- _Problem requirements_:
Without including any pictures, write out all the entries exactly.

- _Extracted data_:
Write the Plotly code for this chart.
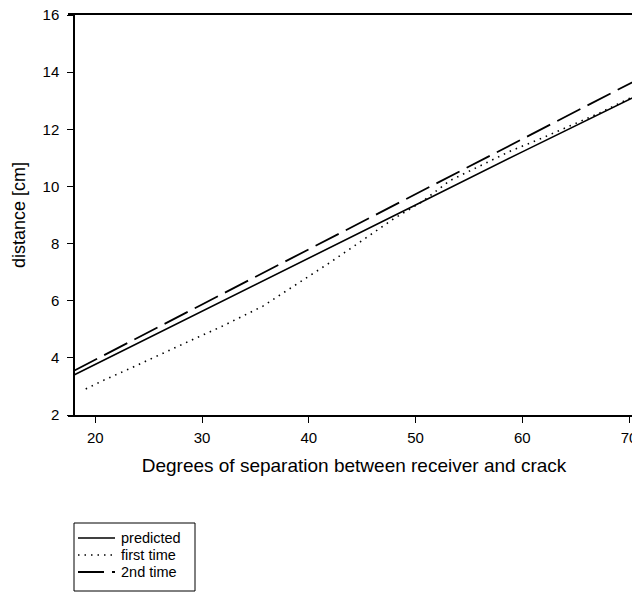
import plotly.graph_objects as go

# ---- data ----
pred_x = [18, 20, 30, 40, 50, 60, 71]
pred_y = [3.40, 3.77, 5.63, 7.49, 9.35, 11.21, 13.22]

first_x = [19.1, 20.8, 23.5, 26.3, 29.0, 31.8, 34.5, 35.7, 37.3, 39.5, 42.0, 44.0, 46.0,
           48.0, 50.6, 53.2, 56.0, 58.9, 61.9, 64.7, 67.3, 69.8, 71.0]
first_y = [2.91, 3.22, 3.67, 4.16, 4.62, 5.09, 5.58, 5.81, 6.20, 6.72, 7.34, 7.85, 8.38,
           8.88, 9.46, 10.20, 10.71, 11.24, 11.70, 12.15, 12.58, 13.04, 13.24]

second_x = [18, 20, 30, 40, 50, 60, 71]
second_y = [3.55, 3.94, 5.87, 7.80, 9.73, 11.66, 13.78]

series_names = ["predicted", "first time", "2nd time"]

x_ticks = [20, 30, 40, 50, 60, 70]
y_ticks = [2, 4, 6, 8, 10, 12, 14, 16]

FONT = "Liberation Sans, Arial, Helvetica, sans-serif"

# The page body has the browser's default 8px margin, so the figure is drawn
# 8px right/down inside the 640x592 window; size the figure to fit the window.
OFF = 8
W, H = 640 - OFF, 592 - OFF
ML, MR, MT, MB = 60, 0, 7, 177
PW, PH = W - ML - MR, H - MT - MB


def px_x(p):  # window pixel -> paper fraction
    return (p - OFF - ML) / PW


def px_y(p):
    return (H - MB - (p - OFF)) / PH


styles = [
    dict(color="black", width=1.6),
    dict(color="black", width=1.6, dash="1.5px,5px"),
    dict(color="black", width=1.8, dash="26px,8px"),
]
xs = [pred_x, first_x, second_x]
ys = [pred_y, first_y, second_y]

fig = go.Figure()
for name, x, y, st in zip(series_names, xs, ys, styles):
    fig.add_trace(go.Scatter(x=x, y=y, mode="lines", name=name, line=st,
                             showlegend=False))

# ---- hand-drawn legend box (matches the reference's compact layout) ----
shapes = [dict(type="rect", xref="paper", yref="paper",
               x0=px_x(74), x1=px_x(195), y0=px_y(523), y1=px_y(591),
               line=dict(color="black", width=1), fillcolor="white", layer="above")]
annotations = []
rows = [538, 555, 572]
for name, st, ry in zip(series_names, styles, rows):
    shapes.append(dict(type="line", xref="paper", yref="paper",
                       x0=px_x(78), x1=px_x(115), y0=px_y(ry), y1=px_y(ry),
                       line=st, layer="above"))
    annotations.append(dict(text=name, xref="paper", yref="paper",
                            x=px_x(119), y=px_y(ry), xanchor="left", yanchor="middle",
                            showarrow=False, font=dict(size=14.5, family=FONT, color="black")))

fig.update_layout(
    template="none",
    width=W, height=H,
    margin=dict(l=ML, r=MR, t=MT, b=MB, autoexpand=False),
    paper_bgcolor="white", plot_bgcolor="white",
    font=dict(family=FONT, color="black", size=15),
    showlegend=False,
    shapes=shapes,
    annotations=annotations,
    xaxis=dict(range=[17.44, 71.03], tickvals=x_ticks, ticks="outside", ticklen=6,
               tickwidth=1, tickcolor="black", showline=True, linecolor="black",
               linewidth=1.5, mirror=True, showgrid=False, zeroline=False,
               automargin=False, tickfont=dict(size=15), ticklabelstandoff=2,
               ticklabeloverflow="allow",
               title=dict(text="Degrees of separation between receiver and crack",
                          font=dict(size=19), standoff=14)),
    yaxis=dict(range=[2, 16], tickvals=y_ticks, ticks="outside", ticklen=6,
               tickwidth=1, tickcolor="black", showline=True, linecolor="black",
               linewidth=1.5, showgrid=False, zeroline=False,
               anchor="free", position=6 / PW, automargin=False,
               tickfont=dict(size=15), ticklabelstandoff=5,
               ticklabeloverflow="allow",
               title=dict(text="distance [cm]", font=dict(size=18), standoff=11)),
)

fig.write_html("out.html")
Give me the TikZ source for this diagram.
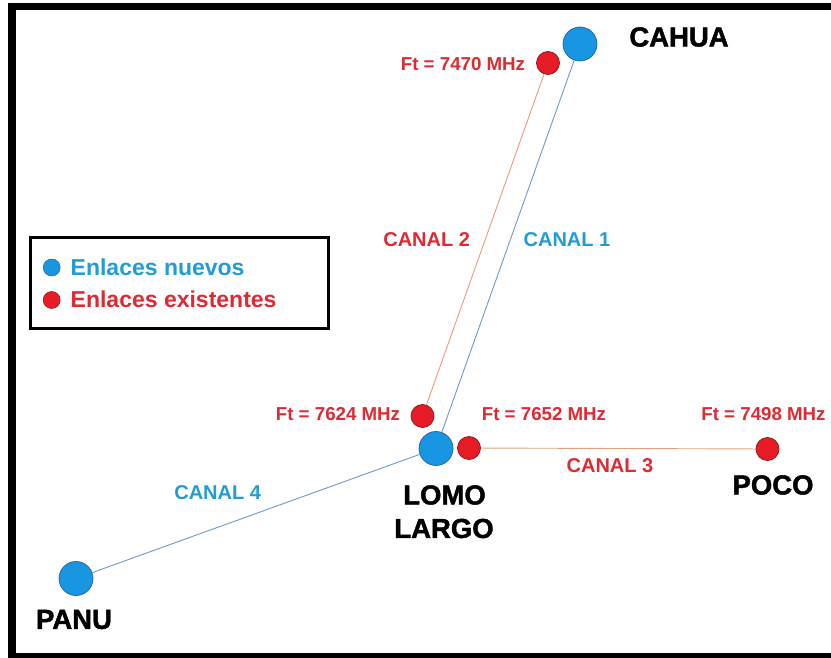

- _Result_:
Write the Plotly code for this chart.
import plotly.graph_objects as go

# ---- data ----
pred_x = [18, 20, 30, 40, 50, 60, 71]
pred_y = [3.40, 3.77, 5.63, 7.49, 9.35, 11.21, 13.22]

first_x = [19.1, 20.8, 23.5, 26.3, 29.0, 31.8, 34.5, 35.7, 37.3, 39.5, 42.0, 44.0, 46.0,
           48.0, 50.6, 53.2, 56.0, 58.9, 61.9, 64.7, 67.3, 69.8, 71.0]
first_y = [2.91, 3.22, 3.67, 4.16, 4.62, 5.09, 5.58, 5.81, 6.20, 6.72, 7.34, 7.85, 8.38,
           8.88, 9.46, 10.20, 10.71, 11.24, 11.70, 12.15, 12.58, 13.04, 13.24]

second_x = [18, 20, 30, 40, 50, 60, 71]
second_y = [3.55, 3.94, 5.87, 7.80, 9.73, 11.66, 13.78]

series_names = ["predicted", "first time", "2nd time"]

x_ticks = [20, 30, 40, 50, 60, 70]
y_ticks = [2, 4, 6, 8, 10, 12, 14, 16]

FONT = "Liberation Sans, Arial, Helvetica, sans-serif"

# The page body has the browser's default 8px margin, so the figure is drawn
# 8px right/down inside the 640x592 window; size the figure to fit the window.
OFF = 8
W, H = 640 - OFF, 592 - OFF
ML, MR, MT, MB = 60, 0, 7, 177
PW, PH = W - ML - MR, H - MT - MB


def px_x(p):  # window pixel -> paper fraction
    return (p - OFF - ML) / PW


def px_y(p):
    return (H - MB - (p - OFF)) / PH


styles = [
    dict(color="black", width=1.6),
    dict(color="black", width=1.6, dash="1.5px,5px"),
    dict(color="black", width=1.8, dash="26px,8px"),
]
xs = [pred_x, first_x, second_x]
ys = [pred_y, first_y, second_y]

fig = go.Figure()
for name, x, y, st in zip(series_names, xs, ys, styles):
    fig.add_trace(go.Scatter(x=x, y=y, mode="lines", name=name, line=st,
                             showlegend=False))

# ---- hand-drawn legend box (matches the reference's compact layout) ----
shapes = [dict(type="rect", xref="paper", yref="paper",
               x0=px_x(74), x1=px_x(195), y0=px_y(523), y1=px_y(591),
               line=dict(color="black", width=1), fillcolor="white", layer="above")]
annotations = []
rows = [538, 555, 572]
for name, st, ry in zip(series_names, styles, rows):
    shapes.append(dict(type="line", xref="paper", yref="paper",
                       x0=px_x(78), x1=px_x(115), y0=px_y(ry), y1=px_y(ry),
                       line=st, layer="above"))
    annotations.append(dict(text=name, xref="paper", yref="paper",
                            x=px_x(119), y=px_y(ry), xanchor="left", yanchor="middle",
                            showarrow=False, font=dict(size=14.5, family=FONT, color="black")))

fig.update_layout(
    template="none",
    width=W, height=H,
    margin=dict(l=ML, r=MR, t=MT, b=MB, autoexpand=False),
    paper_bgcolor="white", plot_bgcolor="white",
    font=dict(family=FONT, color="black", size=15),
    showlegend=False,
    shapes=shapes,
    annotations=annotations,
    xaxis=dict(range=[17.44, 71.03], tickvals=x_ticks, ticks="outside", ticklen=6,
               tickwidth=1, tickcolor="black", showline=True, linecolor="black",
               linewidth=1.5, mirror=True, showgrid=False, zeroline=False,
               automargin=False, tickfont=dict(size=15), ticklabelstandoff=2,
               ticklabeloverflow="allow",
               title=dict(text="Degrees of separation between receiver and crack",
                          font=dict(size=19), standoff=14)),
    yaxis=dict(range=[2, 16], tickvals=y_ticks, ticks="outside", ticklen=6,
               tickwidth=1, tickcolor="black", showline=True, linecolor="black",
               linewidth=1.5, showgrid=False, zeroline=False,
               anchor="free", position=6 / PW, automargin=False,
               tickfont=dict(size=15), ticklabelstandoff=5,
               ticklabeloverflow="allow",
               title=dict(text="distance [cm]", font=dict(size=18), standoff=11)),
)

fig.write_html("out.html")
Give me the TikZ source for this diagram.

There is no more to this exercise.